06 August 2007

Cold snap

Last South, Pleasance

“History does not record the names of those who finished in second place.” So wrote Captain Robert Falcon Scott, ironically history’s best remembered runner-up. There are a fair few other ironies revealed during Last South’s presentation of 2 concurrent monologues of the race for the South Pole in 1912, one from Scott, the other from his rival, Roald Amundsen.
Adapted from the writing and diaries of Scott and Amundsen, G.M. Calhoun’s script initially assumes a little too much that the audience has knowledge of the mechanics of a polar expedition but eventually settles into an engaging narrative highlighting the differences in approach, both literally and figuratively, of the British and Norweigan quests for the Pole.
The skill of the scripts and performances of Adrian Lukis as Scott and Jamie Lee as Amundsen is in maintaining interest in the reasons for Amundsen’s “victory” and Scott’s failure. Does Amundsen’s embracing of the concept of a “race” to the pole give him the edge over Scott’s better equipped and funded expedition?
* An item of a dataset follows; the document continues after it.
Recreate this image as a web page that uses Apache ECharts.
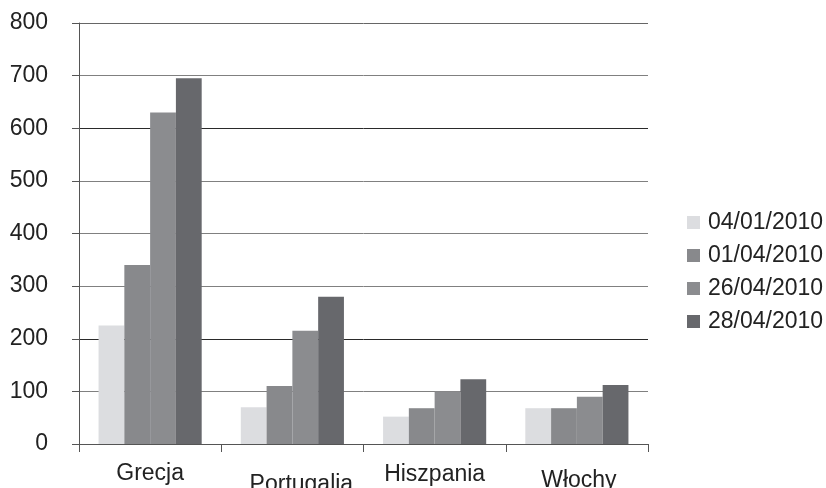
<!DOCTYPE html>
<html>
<head>
<meta charset="utf-8">
<script src="https://cdn.jsdelivr.net/npm/echarts@6/dist/echarts.min.js"></script>
<style>
html,body{margin:0;padding:0;background:#fff;}
#chart{width:826px;height:488px;}
</style>
</head>
<body>
<div id="chart"></div>
<script>
// ---- data ----
var categories = ['Grecja', 'Portugalia', 'Hiszpania', 'Włochy'];
var seriesNames = ['04/01/2010', '01/04/2010', '26/04/2010', '28/04/2010'];
var s_04_01_2010 = [225, 70, 52, 68];
var s_01_04_2010 = [340, 110, 68, 68];
var s_26_04_2010 = [630, 215, 100, 90];
var s_28_04_2010 = [695, 280, 123, 112];
var yTicks = [0, 100, 200, 300, 400, 500, 600, 700, 800];

// ---- styling (kept separate from data) ----
var colors = ['#dcdde0', '#88898c', '#8b8c8f', '#67686c'];
var labelPadding = {
  'Grecja': [0, 0, 0, 0],
  'Portugalia': [11, 0, 0, 18],
  'Hiszpania': [1, 0, 0, 0],
  'Włochy': [7, 0, 0, 4]
};
var gridColors = ['#555', '#808080', '#2a2a2a', '#808080', '#808080', '#808080', '#2a2a2a', '#808080', '#666'];

var allValues = [s_04_01_2010, s_01_04_2010, s_26_04_2010, s_28_04_2010];
var chart = echarts.init(document.getElementById('chart'), null, {renderer: 'canvas'});
var font = 'Liberation Sans, Arial, sans-serif';

chart.setOption({
  animation: false,
  backgroundColor: '#fff',
  grid: {left: 79, right: 178, top: 23, bottom: 44, containLabel: false, outerBoundsMode: 'none'},
  legend: {
    orient: 'vertical',
    left: 682,
    top: 206,
    icon: 'rect',
    itemWidth: 13,
    itemHeight: 13,
    itemGap: 10,
    textStyle: {fontFamily: font, fontSize: 23, color: '#222', lineHeight: 23, padding: [0, 0, 0, 3]},
    data: seriesNames
  },
  xAxis: {
    type: 'category',
    data: categories.map(function (c) {
      return {value: c, textStyle: {padding: labelPadding[c]}};
    }),
    boundaryGap: true,
    axisLine: {show: true, lineStyle: {color: '#555', width: 1}},
    axisTick: {show: true, length: 8, alignWithLabel: false, lineStyle: {color: '#555'}},
    axisLabel: {fontFamily: font, fontSize: 23, color: '#222', margin: 18, interval: 0, hideOverlap: false},
    splitLine: {show: false}
  },
  yAxis: {
    type: 'value',
    min: yTicks[0],
    max: yTicks[yTicks.length - 1],
    interval: yTicks[1] - yTicks[0],
    axisLine: {show: true, lineStyle: {color: '#555', width: 1}},
    axisTick: {show: true, length: 7, lineStyle: {color: '#555'}},
    axisLabel: {fontFamily: font, fontSize: 23, color: '#222', margin: 31},
    splitLine: {show: true, lineStyle: {color: gridColors, width: 1}}
  },
  series: seriesNames.map(function (name, i) {
    return {
      name: name,
      type: 'bar',
      data: allValues[i],
      barGap: '0%',
      barCategoryGap: '27.5%',
      itemStyle: {color: colors[i]}
    };
  })
});
</script>
</body>
</html>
Does Scott’s deep seated desire to achieve more than his former subordinate, Ernest Shackleton’s earlier expedition prove his undoing?
The device of having the actors “write” their diaries onstage is a valid one, but spoiled by the prop diaries being quite clearly the script of the piece. In itself that would be no problem, a legitimate device to remain faitfull to the words as written but they should be better disguised.
In the earlier stages the similarity between the tales of trudges through the Antarctic wilderness can slow the pace a little, but the closing contrast between Amundsen’s triumphant return to his ship and the heart-breaking final entries and letters of Scott’s doomed expedition are stunningly well performed.

NTW : The script-diaries, disguise them or lose them!

JTD : The closing passages revealing the softer side of Scott.